- _Task description_
Your job is to retype all of the data word for word, leaving every image out.

- _Provided material_

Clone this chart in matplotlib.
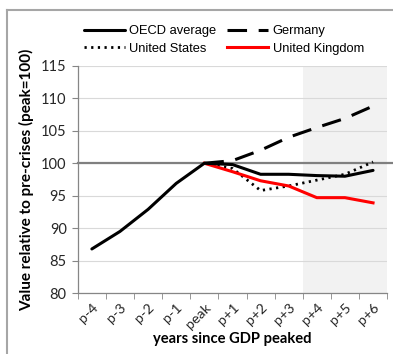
import matplotlib
matplotlib.use("Agg")
import matplotlib.pyplot as plt
from matplotlib.lines import Line2D

# years relative to the GDP peak
periods = ["p-4", "p-3", "p-2", "p-1", "peak", "p+1", "p+2", "p+3", "p+4", "p+5", "p+6"]

# index values, peak = 100
oecd = [86.8, 89.5, 92.9, 96.9, 100.0, 99.8, 98.3, 98.3, 98.1, 98.0, 98.9]
germany = [100.0, 100.4, 102.0, 104.0, 105.5, 106.9, 108.8]
usa = [100.0, 99.2, 95.8, 96.5, 97.4, 98.3, 100.2]
uk = [100.0, 98.7, 97.3, 96.5, 94.7, 94.7, 93.9]

peak_idx = periods.index("peak")
x_all = list(range(len(periods)))
x_after = x_all[peak_idx:]

fig = plt.figure(figsize=(3.93, 3.54), dpi=100)
ax = fig.add_axes([0.198, 0.172, 0.787, 0.642])

axis_font = "Lato"

# shaded forecast years
ax.axvspan(7.5, 10.5, color="#f2f2f2", zorder=0, lw=0)
ax.set_ylim(80, 115)
ax.set_xlim(-0.5, 10.5)
ax.set_yticks(range(80, 116, 5))
ax.yaxis.grid(True, color="#d9d9d9", lw=0.8)
ax.set_axisbelow(True)

# reference line at 100
ax.axhline(100, xmin=0, xmax=1.02, color="#808080", lw=1.6, clip_on=False, zorder=2)

ax.plot(x_all, oecd, color="black", lw=2.2, label="OECD average", zorder=4,
        solid_capstyle="round")
ax.plot(x_after, germany, color="black", lw=2.2, dashes=(6.4, 3.8), label="Germany", zorder=3)
ax.plot(x_after, usa, color="black", lw=2.0, dashes=(0.8, 1.6), label="United States", zorder=3)
ax.plot(x_after, uk, color="#ff0000", lw=2.2, label="United Kingdom", zorder=3)

ax.set_xticks(x_all)
ax.set_xticklabels(periods, rotation=45, ha="right", rotation_mode="anchor",
                   fontsize=10.3, family=axis_font, color="#262626")
ax.set_xticks([i - 0.5 for i in range(len(periods) + 1)], minor=True)
ax.tick_params(axis="x", which="major", length=0, pad=6)
ax.tick_params(axis="x", which="minor", length=4, color="#868686", direction="out")
ax.tick_params(axis="y", length=4, color="#868686", labelsize=10.5, pad=4)
for lab in ax.get_yticklabels():
    lab.set_family(axis_font)
    lab.set_color("#262626")

for side in ["top", "right"]:
    ax.spines[side].set_visible(False)
for side in ["left", "bottom"]:
    ax.spines[side].set_color("#868686")
    ax.spines[side].set_linewidth(0.9)

ax.set_ylabel("Value relative to pre-crises (peak=100)", fontsize=11, fontweight="bold",
              family=axis_font, labelpad=5)
ax.set_xlabel("years since GDP peaked", fontsize=10.6, fontweight="bold",
              family=axis_font, labelpad=1)

h, l = ax.get_legend_handles_labels()
order = [0, 2, 1, 3]
fig.legend([h[i] for i in order], [l[i] for i in order], ncol=2, frameon=False,
           loc="upper left", bbox_to_anchor=(0.183, 0.962), handlelength=3.2,
           handletextpad=0.35, columnspacing=0.8, labelspacing=0.45,
           prop={"family": "Liberation Sans", "size": 9.3})

# outer chart border
fig.add_artist(Line2D([7 / 393, 7 / 393], [0, 1 - 10 / 354], transform=fig.transFigure,
                      color="#a6a6a6", lw=1.5))
fig.add_artist(Line2D([7 / 393, 1], [1 - 10 / 354, 1 - 10 / 354], transform=fig.transFigure,
                      color="#a6a6a6", lw=1.5))

fig.savefig("out.png", dpi=100)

- _Full response_
Clone this chart in matplotlib.
import matplotlib
matplotlib.use("Agg")
import matplotlib.pyplot as plt
from matplotlib.lines import Line2D

# years relative to the GDP peak
periods = ["p-4", "p-3", "p-2", "p-1", "peak", "p+1", "p+2", "p+3", "p+4", "p+5", "p+6"]

# index values, peak = 100
oecd = [86.8, 89.5, 92.9, 96.9, 100.0, 99.8, 98.3, 98.3, 98.1, 98.0, 98.9]
germany = [100.0, 100.4, 102.0, 104.0, 105.5, 106.9, 108.8]
usa = [100.0, 99.2, 95.8, 96.5, 97.4, 98.3, 100.2]
uk = [100.0, 98.7, 97.3, 96.5, 94.7, 94.7, 93.9]

peak_idx = periods.index("peak")
x_all = list(range(len(periods)))
x_after = x_all[peak_idx:]

fig = plt.figure(figsize=(3.93, 3.54), dpi=100)
ax = fig.add_axes([0.198, 0.172, 0.787, 0.642])

axis_font = "Lato"

# shaded forecast years
ax.axvspan(7.5, 10.5, color="#f2f2f2", zorder=0, lw=0)
ax.set_ylim(80, 115)
ax.set_xlim(-0.5, 10.5)
ax.set_yticks(range(80, 116, 5))
ax.yaxis.grid(True, color="#d9d9d9", lw=0.8)
ax.set_axisbelow(True)

# reference line at 100
ax.axhline(100, xmin=0, xmax=1.02, color="#808080", lw=1.6, clip_on=False, zorder=2)

ax.plot(x_all, oecd, color="black", lw=2.2, label="OECD average", zorder=4,
        solid_capstyle="round")
ax.plot(x_after, germany, color="black", lw=2.2, dashes=(6.4, 3.8), label="Germany", zorder=3)
ax.plot(x_after, usa, color="black", lw=2.0, dashes=(0.8, 1.6), label="United States", zorder=3)
ax.plot(x_after, uk, color="#ff0000", lw=2.2, label="United Kingdom", zorder=3)

ax.set_xticks(x_all)
ax.set_xticklabels(periods, rotation=45, ha="right", rotation_mode="anchor",
                   fontsize=10.3, family=axis_font, color="#262626")
ax.set_xticks([i - 0.5 for i in range(len(periods) + 1)], minor=True)
ax.tick_params(axis="x", which="major", length=0, pad=6)
ax.tick_params(axis="x", which="minor", length=4, color="#868686", direction="out")
ax.tick_params(axis="y", length=4, color="#868686", labelsize=10.5, pad=4)
for lab in ax.get_yticklabels():
    lab.set_family(axis_font)
    lab.set_color("#262626")

for side in ["top", "right"]:
    ax.spines[side].set_visible(False)
for side in ["left", "bottom"]:
    ax.spines[side].set_color("#868686")
    ax.spines[side].set_linewidth(0.9)

ax.set_ylabel("Value relative to pre-crises (peak=100)", fontsize=11, fontweight="bold",
              family=axis_font, labelpad=5)
ax.set_xlabel("years since GDP peaked", fontsize=10.6, fontweight="bold",
              family=axis_font, labelpad=1)

h, l = ax.get_legend_handles_labels()
order = [0, 2, 1, 3]
fig.legend([h[i] for i in order], [l[i] for i in order], ncol=2, frameon=False,
           loc="upper left", bbox_to_anchor=(0.183, 0.962), handlelength=3.2,
           handletextpad=0.35, columnspacing=0.8, labelspacing=0.45,
           prop={"family": "Liberation Sans", "size": 9.3})

# outer chart border
fig.add_artist(Line2D([7 / 393, 7 / 393], [0, 1 - 10 / 354], transform=fig.transFigure,
                      color="#a6a6a6", lw=1.5))
fig.add_artist(Line2D([7 / 393, 1], [1 - 10 / 354, 1 - 10 / 354], transform=fig.transFigure,
                      color="#a6a6a6", lw=1.5))

fig.savefig("out.png", dpi=100)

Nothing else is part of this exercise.